La zone de Chaâmbi, où ont été tués plusieurs militaires tunisiens par des terroristes, fait l'objet d'une chasse à l'homme intense. Analyse de Mathieu Guidère, spécialiste des mouvements terroristes.
Neuf militaires tunisiens ont été tués et dépouillés de leurs armes près de l'Algérie, près du Mont Chaâmbi, où l'armée tente depuis des mois de neutraliser un groupe lié à Al-Qaïda. Les soldats auraient été retrouvés égorgés et leurs armes ainsi que leurs uniformes ont été volés après une embuscade par un groupe armé. La zone de Chaâmbi fait l'objet d'une chasse à l'homme depuis décembre.
Le ratissage de ce mont par l'armée a redoublé au printemps après que plusieurs soldats ont été blessés et tués par des engins explosifs cachés dans cette région. Mathieu Guidère spécialiste des mouvements terroristes, revient de Tunisie où il s'est intéressé de près aux salafistes tunisiens et aux autres groupes terroristes qui ont émergé récemment en Tunisie. Il livre au "Nouvel Observateur" ce qu'il a pu constater sur le terrain.
Les terroristes qui ont tué les soldats tunisiens seraient liés à Al-Qaïda. Qui sont ces combattants qui évoluent depuis quelques mois dans la région du Mont Chaâmbi ?
- Les individus dont on parle ici viennent de plusieurs groupes terroristes différents. Il y a d'abord des membres d'une des cellules de la brigade "Tarik ibn Ziad" qui était dirigée par Abou Zeïd, un des chefs d'Al-Qaïda au Maghreb islamique (Aqmi) tué dans l'intervention française au Mali. Sa brigade a été pratiquement décimée, mais une section (une trentaine de personnes) a fui, il y a six mois, le nord du Mali vers la frontière algéro-tunisienne et a rejoint un certain nombre de salafistes tunisiens qui étaient déjà en train de s'installer dans ces montagnes du Mont Chaâmbi. Avec de nombreux Algériens qui viennent de la ville de Batna, ville algérienne proche de la frontière tunisienne et qui est un centre d'activité d'Aqmi, ils ont formé le noyau dur d'un groupe qui s'appelle aujourd'hui la brigade de Batna.
J'ai appris aussi lors de mon séjour en Tunisie que des Tunisiens chassés de Syrie après avoir voulu y faire le djihad sont revenus au pays et ont rejoint ce djebel. Selon certains, ils seraient une dizaine à être allés nourrir cette nouvelle brigade.
Depuis quand se sont-ils installés à cet endroit et par qui sont-il armés ?
- Depuis le mois d'avril. L'essentiel des armes sont fournies par les membres d'Al-Qaïda présents en Algérie. Ceux qui sont remontés du Mali ont emporté leurs armes.

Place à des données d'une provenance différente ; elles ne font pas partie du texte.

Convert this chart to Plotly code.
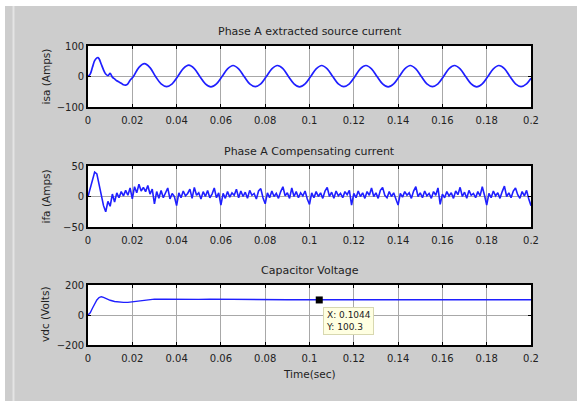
import numpy as np
import plotly.graph_objects as go
from plotly.subplots import make_subplots

# ---------------- data ----------------
# Phase A extracted source current (isa)
t_isa = [0, 0.001, 0.002, 0.003, 0.004, 0.0045, 0.005, 0.006, 0.007, 0.008, 0.009, 0.010,
         0.011, 0.012, 0.013, 0.014, 0.015, 0.016, 0.017, 0.018, 0.019,
         0.0205, 0.023, 0.0255, 0.028, 0.0305, 0.033, 0.0355, 0.038,
         0.0405, 0.043, 0.0455, 0.048, 0.0505, 0.053, 0.0555, 0.058,
         0.0605, 0.063, 0.0655, 0.068, 0.0705, 0.073, 0.0755, 0.078,
         0.0805, 0.083, 0.0855, 0.088, 0.0905, 0.093, 0.0955, 0.098,
         0.1005, 0.103, 0.1055, 0.108, 0.1105, 0.113, 0.1155, 0.118,
         0.1205, 0.123, 0.1255, 0.128, 0.1305, 0.133, 0.1355, 0.138,
         0.1405, 0.143, 0.1455, 0.148, 0.1505, 0.153, 0.1555, 0.158,
         0.1605, 0.163, 0.1655, 0.168, 0.1705, 0.173, 0.1755, 0.178,
         0.1805, 0.183, 0.1855, 0.188, 0.1905, 0.193, 0.1955, 0.198, 0.2]
isa = [0, 8, 30, 52, 61, 62, 58, 40, 22, 8, 3, 10,
       -2, -8, -14, -18, -22, -27, -28, -24, -12,
       0, 30, 42, 29, 0, -24, -33, -24,
       0, 26, 37, 26, 0, -24, -34, -24,
       0, 25, 36, 25, 0, -24, -33, -24,
       0, 25, 36, 26, 0, -24, -34, -24,
       0, 25, 36, 25, 0, -24, -33, -24,
       0, 26, 36, 25, 0, -24, -34, -24,
       0, 25, 36, 25, 0, -24, -33, -24,
       0, 26, 36, 25, 0, -24, -34, -24,
       0, 25, 36, 26, 0, -24, -33, -24, -6]

# Phase A compensating current (ifa), sampled every 1 ms
ifa = [0, 15, 30, 40, 37, 20, 0, -15, -25, -8,
       -16, 4, -9, 6, -2, 8, 1, 10, 2, 14,
       -4, 16, 6, 20, 9, 15, 8, 18, 4, 12,
       -12, 8, -3, 10, -2, 6, 14, -4, 5, 0,
       -15, 6, -2, 9, 1, 5, 12, -3, 15, 2,
       6, -4, 8, 0, 10, -2, 4, 14, -2, 6,
       -14, 5, -3, 8, -1, 6, 2, 12, -2, 9,
       0, 7, -3, 10, 2, 5, -4, 9, 13, -2,
       -12, 6, -2, 9, 0, 5, -3, 8, 16, 1,
       6, -3, 14, 0, 8, -2, 6, 1, 9, -4,
       -13, 6, -2, 8, 0, 6, -3, 9, 15, 0,
       7, -3, 9, 1, 5, -2, 8, 3, 10, -14,
       5, -2, 9, 0, 6, -3, 8, 2, 14, 0,
       6, -3, 10, 15, 2, -2, 8, 0, 6, -4,
       -14, 5, -1, 8, 2, 6, -3, 9, 16, 0,
       6, -2, 9, 1, 5, -3, 8, 2, 14, -13,
       4, -2, 8, 1, 6, -3, 9, 3, 15, 0,
       7, -3, 10, 2, 5, -2, 8, 1, 16, 2,
       -14, 5, -2, 9, 1, 6, -3, 8, 17, 0,
       6, -2, 9, 14, 3, -3, 8, 1, 10, -4,
       -15]
t_ifa = np.round(np.arange(len(ifa)) * 0.001, 3)

# Capacitor voltage (vdc)
t_vdc = [0, 0.001, 0.002, 0.003, 0.004, 0.005, 0.006, 0.007, 0.008, 0.010, 0.012,
         0.014, 0.016, 0.018, 0.020, 0.022, 0.024, 0.026, 0.028, 0.030, 0.035,
         0.040, 0.045, 0.050, 0.055, 0.060, 0.065, 0.070, 0.080, 0.090, 0.100,
         0.110, 0.113, 0.115, 0.123, 0.125, 0.127, 0.133, 0.135, 0.137, 0.145,
         0.153, 0.155, 0.157, 0.163, 0.165, 0.167, 0.175, 0.177, 0.179, 0.185,
         0.187, 0.189, 0.195, 0.197, 0.199, 0.2]
vdc = [0, 15, 45, 75, 100, 116, 122, 118, 110, 98, 90,
       86, 84, 84, 88, 92, 96, 100, 104, 106, 105,
       104, 106, 104, 106, 105, 103, 102, 102, 102, 102,
       102, 102, 97, 102, 102, 97, 102, 102, 97, 102,
       102, 97, 102, 102, 97, 102, 102, 97, 102, 102,
       97, 102, 102, 97, 102, 102]

tip_x = [0.1044]
tip_y = [100.3]

x_ticks = [0, 0.02, 0.04, 0.06, 0.08, 0.1, 0.12, 0.14, 0.16, 0.18, 0.2]
x_tick_text = ["0", "0.02", "0.04", "0.06", "0.08", "0.1", "0.12", "0.14", "0.16", "0.18", "0.2"]

titles = ["Phase A extracted source current", "Phase A Compensating current", "Capacitor Voltage"]
ylabels = ["isa (Amps)", "ifa (Amps)", "vdc (Volts)"]
y_ranges = [[-100, 100], [-50, 50], [-200, 200]]
y_ticks = [[-100, 0, 100], [-50, 0, 50], [-200, 0, 200]]

# ---------------- figure ----------------
W, H = 577, 401
L, R, T, B = 88, 46, 46, 56
PH = H - T - B  # 299
FONT = "DejaVu Sans"
TXT = "#222222"
BLUE = "#1f1fff"
GRAY = "#cdcdcd"

fig = make_subplots(rows=3, cols=1)

fig.add_trace(go.Scatter(x=t_isa, y=isa, mode="lines", line=dict(color=BLUE, width=1.7, shape="spline"),
                         showlegend=False), row=1, col=1)
fig.add_trace(go.Scatter(x=t_ifa, y=ifa, mode="lines", line=dict(color=BLUE, width=1.6),
                         showlegend=False), row=2, col=1)
fig.add_trace(go.Scatter(x=t_vdc, y=vdc, mode="lines", line=dict(color=BLUE, width=1.4),
                         showlegend=False), row=3, col=1)
fig.add_trace(go.Scatter(x=tip_x, y=tip_y, mode="markers",
                         marker=dict(symbol="square", size=7, color="black"),
                         showlegend=False), row=3, col=1)

# axis pixel positions (top, bottom)
boxes = [(46, 107), (166, 227), (285, 345)]
def py(p):
    return (H - B - p) / PH

for i in range(3):
    top, bot = boxes[i]
    yd = [py(bot), py(top)]
    ya = "yaxis" if i == 0 else f"yaxis{i+1}"
    fig.layout[ya].update(domain=yd)
    fig.update_xaxes(range=[0, 0.2], tickvals=x_ticks, ticktext=x_tick_text,
                     showline=True, linecolor="black", linewidth=1.6, mirror="ticks",
                     ticks="inside", ticklen=3, tickcolor="black",
                     showgrid=True, gridcolor="#a8a8a8", gridwidth=1,
                     zeroline=False, ticklabelstandoff=3,
                     tickfont=dict(family=FONT, size=10, color=TXT),
                     row=i + 1, col=1)
    fig.update_yaxes(range=y_ranges[i], tickvals=y_ticks[i],
                     showline=True, linecolor="black", linewidth=1.6, mirror="ticks",
                     ticks="inside", ticklen=3, tickcolor="black",
                     showgrid=True, gridcolor="#a8a8a8", gridwidth=1,
                     zeroline=False,
                     tickfont=dict(family=FONT, size=10, color=TXT),
                     row=i + 1, col=1)
    # title
    fig.add_annotation(text=titles[i], xref="paper", yref="paper", x=0.5, y=yd[1],
                       xanchor="center", yanchor="bottom", yshift=6, showarrow=False,
                       font=dict(family=FONT, size=11, color=TXT))
    # y label
    fig.add_annotation(text=ylabels[i], xref="paper", yref="paper",
                       x=(45 - L) / (W - L - R), y=(yd[0] + yd[1]) / 2,
                       xanchor="center", yanchor="middle", textangle=-90, showarrow=False,
                       font=dict(family=FONT, size=10.5, color=TXT))

# x label
fig.add_annotation(text="Time(sec)", xref="paper", yref="paper", x=0.5, y=py(374),
                   xanchor="center", yanchor="middle", showarrow=False,
                   font=dict(family=FONT, size=10.5, color=TXT))

# data tip
fig.add_annotation(text="X: 0.1044<br>Y: 100.3", x=tip_x[0], y=tip_y[0], xref="x3", yref="y3",
                   xanchor="left", yanchor="top", xshift=4, yshift=-7, showarrow=False,
                   align="left", bgcolor="#ffffe1", bordercolor="#d8d8b0", borderwidth=1,
                   borderpad=2, font=dict(family=FONT, size=9, color=TXT))

def px(p):
    return (p - L) / (W - L - R)

# outer frame: white strips at top and left, light line
fig.add_shape(type="rect", xref="paper", yref="paper", x0=px(-5), x1=px(W + 5),
              y0=py(6), y1=py(-5), fillcolor="white", line_width=0, layer="below")
fig.add_shape(type="rect", xref="paper", yref="paper", x0=px(-5), x1=px(5),
              y0=py(H + 5), y1=py(-5), fillcolor="white", line_width=0, layer="below")
fig.add_shape(type="rect", xref="paper", yref="paper", x0=px(12.5), x1=px(14.5),
              y0=py(H + 5), y1=py(6), fillcolor="#e4e4e4", line_width=0, layer="below")

fig.update_layout(width=W, height=H, margin=dict(l=L, r=R, t=T, b=B, autoexpand=False),
                  paper_bgcolor=GRAY, plot_bgcolor="white",
                  font=dict(family=FONT, color=TXT))

fig.write_html("out.html")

Ce sont des individus qui étaient déjà aguerris aux combats en milieu désertique sous la direction d'Abou Zeïd. Ils ont aussi reçu l'appui des Algériens qui leur ont apporté leur expertise, en particulier sur les IED (engin explosif improvisé) dont ils ont une longue expérience. Ce sont des engins artisanaux enfouis sous terre et qu'on fait exploser à distance au passage d'un individu ou d'une patrouille. C'est exactement le même système qu'utilisent les talibans en Afghanistan. Cette brigade embryonnaire est en train de faire dans le Mont Chaâmbi exactement ce que fait Aqmi contre les forces de sécurité algériennes depuis près 20 ans et qui fait des dizaines de morts chaque semaine... La Tunisie est devenue un nouveau front pour Aqmi.
La frontière entre l'Algérie et la Tunisie a été fermée. Comment les deux armées se mobilisent pour lutter contre ces terroristes ?
- Les postes frontières ont été fermés certes, mais la frontière entre l'Algérie et la Tunisie mesure plus de 1.300 kilomètres, on ne peut la sécuriser sur toute sa longueur. Par ailleurs, les Algériens sont réticents à fournir des renseignements pour la lutte anti-terroriste à un pouvoir islamiste qui a un moment donné voulu intégrer les salafistes dans leur gouvernement.
Comment la Tunisie lutte contre ces groupes ?
- On ne peut pas séparer l'aspect politique de l'aspect purement sécuritaire. Le dossier a été mal géré à cause des hésitations de l'ancien ministre de l'Intérieur et actuel Premier ministre, l'islamiste Ali Larayedh, qui a, en 2012, plus ou moins voulu intégrer les salafistes radicaux qui commençaient à se rassembler dans le Mont Chaâmbi pour éviter leur radicalisation.
Cette hésitation a profité à ces radicaux qui se sont renforcés. Cela a paralysé les services de sécurité et l'armée contre toute action sérieuse de nettoyage de cette zone. Aujourd'hui ce n'est plus le cas. Ali Larayedh a changé d'avis et pense qu'il n'a plus aucun espoir de les récupérer. Il a décidé de faire le ménage, et a déclaré la guerre aux salafistes en tenant des discours très fermes. Après la mise en retraite anticipée du chef de l'Etat major des armée, le général Ammar, opposé à une médiatisation des actions anti-terroristes, une des compagnies de l'armée tunisienne, qui était dédiée à la sécurisation des frontières entre la Libye et la Tunisie, a été étendue à toute la frontière. Depuis six mois, la machine sécuritaire tunisienne s'est remise en marche.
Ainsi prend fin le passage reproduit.